#### [Extracted information]
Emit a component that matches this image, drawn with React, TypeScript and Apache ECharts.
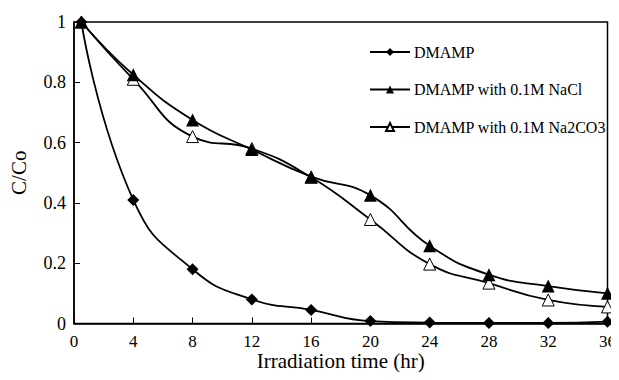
import React, { useEffect, useRef } from "react";
import * as echarts from "echarts";

const times = [0.5, 4, 8, 12, 16, 20, 24, 28, 32, 36];
const dmamp = [1, 0.41, 0.18, 0.08, 0.045, 0.008, 0.003, 0.002, 0.002, 0.006];
const dmampNaCl = [1, 0.825, 0.675, 0.577, 0.487, 0.425, 0.258, 0.162, 0.124, 0.1];
const dmampNa2CO3 = [1, 0.81, 0.62, 0.58, 0.485, 0.345, 0.197, 0.134, 0.078, 0.055];
const seriesNames = ["DMAMP", "DMAMP with 0.1M NaCl", "DMAMP with 0.1M Na2CO3"];
const xTitle = "Irradiation time (hr)";
const yTitle = "C/Co";

const FONT = "Liberation Serif";

function pairs(vals: number[]) {
  return times.map((t, i) => [t, vals[i]]);
}

export default function App() {
  const ref = useRef<HTMLDivElement>(null);
  useEffect(() => {
    if (!ref.current) return;
    const chart = echarts.init(ref.current, undefined, { renderer: "svg" });
    const lineStyle = { color: "#000", width: 1.8 };
    chart.setOption({
      animation: false,
      backgroundColor: "#fff",
      textStyle: { fontFamily: FONT, color: "#000" },
      grid: {
        left: 73.5,
        right: 3.5,
        top: 22,
        bottom: 56.5,
        show: true,
        borderColor: "#000",
        borderWidth: 1.5,
      },
      legend: {
        orient: "vertical",
        left: 364,
        top: 39,
        itemWidth: 40,
        itemHeight: 10,
        itemGap: 21.5,
        textStyle: { fontFamily: FONT, fontSize: 16, lineHeight: 16, color: "#000", padding: [0, 0, 0, -1] },
        data: seriesNames,
      },
      xAxis: {
        type: "value",
        min: 0,
        max: 36,
        interval: 4,
        name: xTitle,
        nameLocation: "middle",
        nameGap: 27,
        nameMoveOverlap: false,
        nameTextStyle: { fontFamily: FONT, fontSize: 21, color: "#000" },
        axisLine: { show: true, lineStyle: { color: "#000", width: 1.5 } },
        axisTick: { show: true, inside: true, length: 6, lineStyle: { color: "#000" } },
        axisLabel: { fontFamily: FONT, fontSize: 17, color: "#000", margin: 9 },
        splitLine: { show: false },
      },
      yAxis: {
        type: "value",
        min: 0,
        max: 1,
        interval: 0.2,
        name: yTitle,
        nameLocation: "middle",
        nameGap: 45,
        nameMoveOverlap: false,
        nameRotate: 90,
        nameTextStyle: { fontFamily: FONT, fontSize: 21, color: "#000000" },
        axisLine: { show: true, lineStyle: { color: "#000", width: 1.5 } },
        axisTick: { show: true, inside: true, length: 6, lineStyle: { color: "#000" } },
        axisLabel: { fontFamily: FONT, fontSize: 18, color: "#000", margin: 8 },
        splitLine: { show: false },
      },
      series: [
        {
          name: seriesNames[0],
          type: "line",
          smooth: 0.5,
          data: pairs(dmamp),
          symbol: "diamond",
          symbolSize: 12,
          lineStyle,
          itemStyle: { color: "#000" },
          z: 3,
        },
        {
          name: seriesNames[1],
          type: "line",
          smooth: 0.5,
          data: pairs(dmampNaCl),
          symbol: "triangle",
          symbolSize: 13,
          lineStyle,
          itemStyle: { color: "#000" },
          z: 4,
        },
        {
          name: seriesNames[2],
          type: "line",
          smooth: 0.5,
          data: pairs(dmampNa2CO3),
          symbol: "triangle",
          symbolSize: 12,
          lineStyle,
          itemStyle: { color: "#fff", borderColor: "#000", borderWidth: 1 },
          z: 2,
        },
      ],
    });
    return () => chart.dispose();
  }, []);
  return <div ref={ref} style={{ width: 619, height: 380, margin: -8 }} />;
}
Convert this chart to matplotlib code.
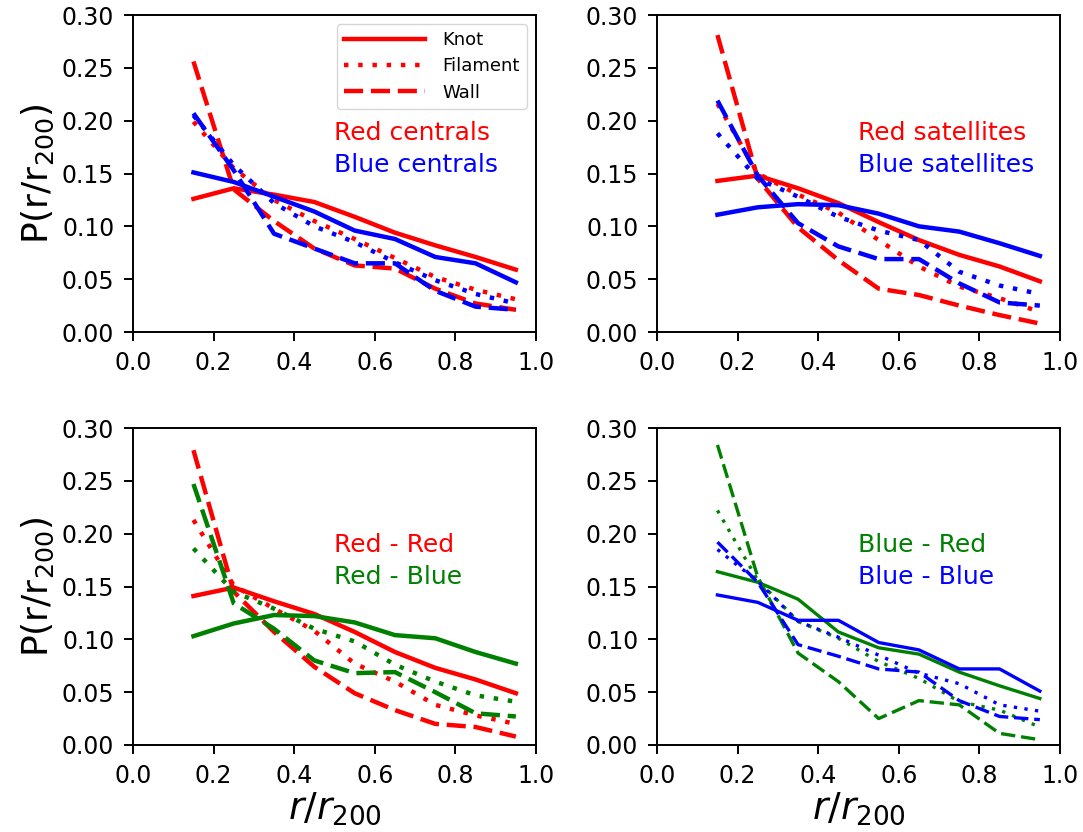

#### [Aim]
Quote the material exactly. Pictures stay out.

#### [Answer to the problem]
Emit a component that matches this image, drawn with React, TypeScript and Apache ECharts.
import React, { useEffect, useRef } from "react";
import * as echarts from "echarts";

const times = [0.5, 4, 8, 12, 16, 20, 24, 28, 32, 36];
const dmamp = [1, 0.41, 0.18, 0.08, 0.045, 0.008, 0.003, 0.002, 0.002, 0.006];
const dmampNaCl = [1, 0.825, 0.675, 0.577, 0.487, 0.425, 0.258, 0.162, 0.124, 0.1];
const dmampNa2CO3 = [1, 0.81, 0.62, 0.58, 0.485, 0.345, 0.197, 0.134, 0.078, 0.055];
const seriesNames = ["DMAMP", "DMAMP with 0.1M NaCl", "DMAMP with 0.1M Na2CO3"];
const xTitle = "Irradiation time (hr)";
const yTitle = "C/Co";

const FONT = "Liberation Serif";

function pairs(vals: number[]) {
  return times.map((t, i) => [t, vals[i]]);
}

export default function App() {
  const ref = useRef<HTMLDivElement>(null);
  useEffect(() => {
    if (!ref.current) return;
    const chart = echarts.init(ref.current, undefined, { renderer: "svg" });
    const lineStyle = { color: "#000", width: 1.8 };
    chart.setOption({
      animation: false,
      backgroundColor: "#fff",
      textStyle: { fontFamily: FONT, color: "#000" },
      grid: {
        left: 73.5,
        right: 3.5,
        top: 22,
        bottom: 56.5,
        show: true,
        borderColor: "#000",
        borderWidth: 1.5,
      },
      legend: {
        orient: "vertical",
        left: 364,
        top: 39,
        itemWidth: 40,
        itemHeight: 10,
        itemGap: 21.5,
        textStyle: { fontFamily: FONT, fontSize: 16, lineHeight: 16, color: "#000", padding: [0, 0, 0, -1] },
        data: seriesNames,
      },
      xAxis: {
        type: "value",
        min: 0,
        max: 36,
        interval: 4,
        name: xTitle,
        nameLocation: "middle",
        nameGap: 27,
        nameMoveOverlap: false,
        nameTextStyle: { fontFamily: FONT, fontSize: 21, color: "#000" },
        axisLine: { show: true, lineStyle: { color: "#000", width: 1.5 } },
        axisTick: { show: true, inside: true, length: 6, lineStyle: { color: "#000" } },
        axisLabel: { fontFamily: FONT, fontSize: 17, color: "#000", margin: 9 },
        splitLine: { show: false },
      },
      yAxis: {
        type: "value",
        min: 0,
        max: 1,
        interval: 0.2,
        name: yTitle,
        nameLocation: "middle",
        nameGap: 45,
        nameMoveOverlap: false,
        nameRotate: 90,
        nameTextStyle: { fontFamily: FONT, fontSize: 21, color: "#000000" },
        axisLine: { show: true, lineStyle: { color: "#000", width: 1.5 } },
        axisTick: { show: true, inside: true, length: 6, lineStyle: { color: "#000" } },
        axisLabel: { fontFamily: FONT, fontSize: 18, color: "#000", margin: 8 },
        splitLine: { show: false },
      },
      series: [
        {
          name: seriesNames[0],
          type: "line",
          smooth: 0.5,
          data: pairs(dmamp),
          symbol: "diamond",
          symbolSize: 12,
          lineStyle,
          itemStyle: { color: "#000" },
          z: 3,
        },
        {
          name: seriesNames[1],
          type: "line",
          smooth: 0.5,
          data: pairs(dmampNaCl),
          symbol: "triangle",
          symbolSize: 13,
          lineStyle,
          itemStyle: { color: "#000" },
          z: 4,
        },
        {
          name: seriesNames[2],
          type: "line",
          smooth: 0.5,
          data: pairs(dmampNa2CO3),
          symbol: "triangle",
          symbolSize: 12,
          lineStyle,
          itemStyle: { color: "#fff", borderColor: "#000", borderWidth: 1 },
          z: 2,
        },
      ],
    });
    return () => chart.dispose();
  }, []);
  return <div ref={ref} style={{ width: 619, height: 380, margin: -8 }} />;
}
Convert this chart to matplotlib code.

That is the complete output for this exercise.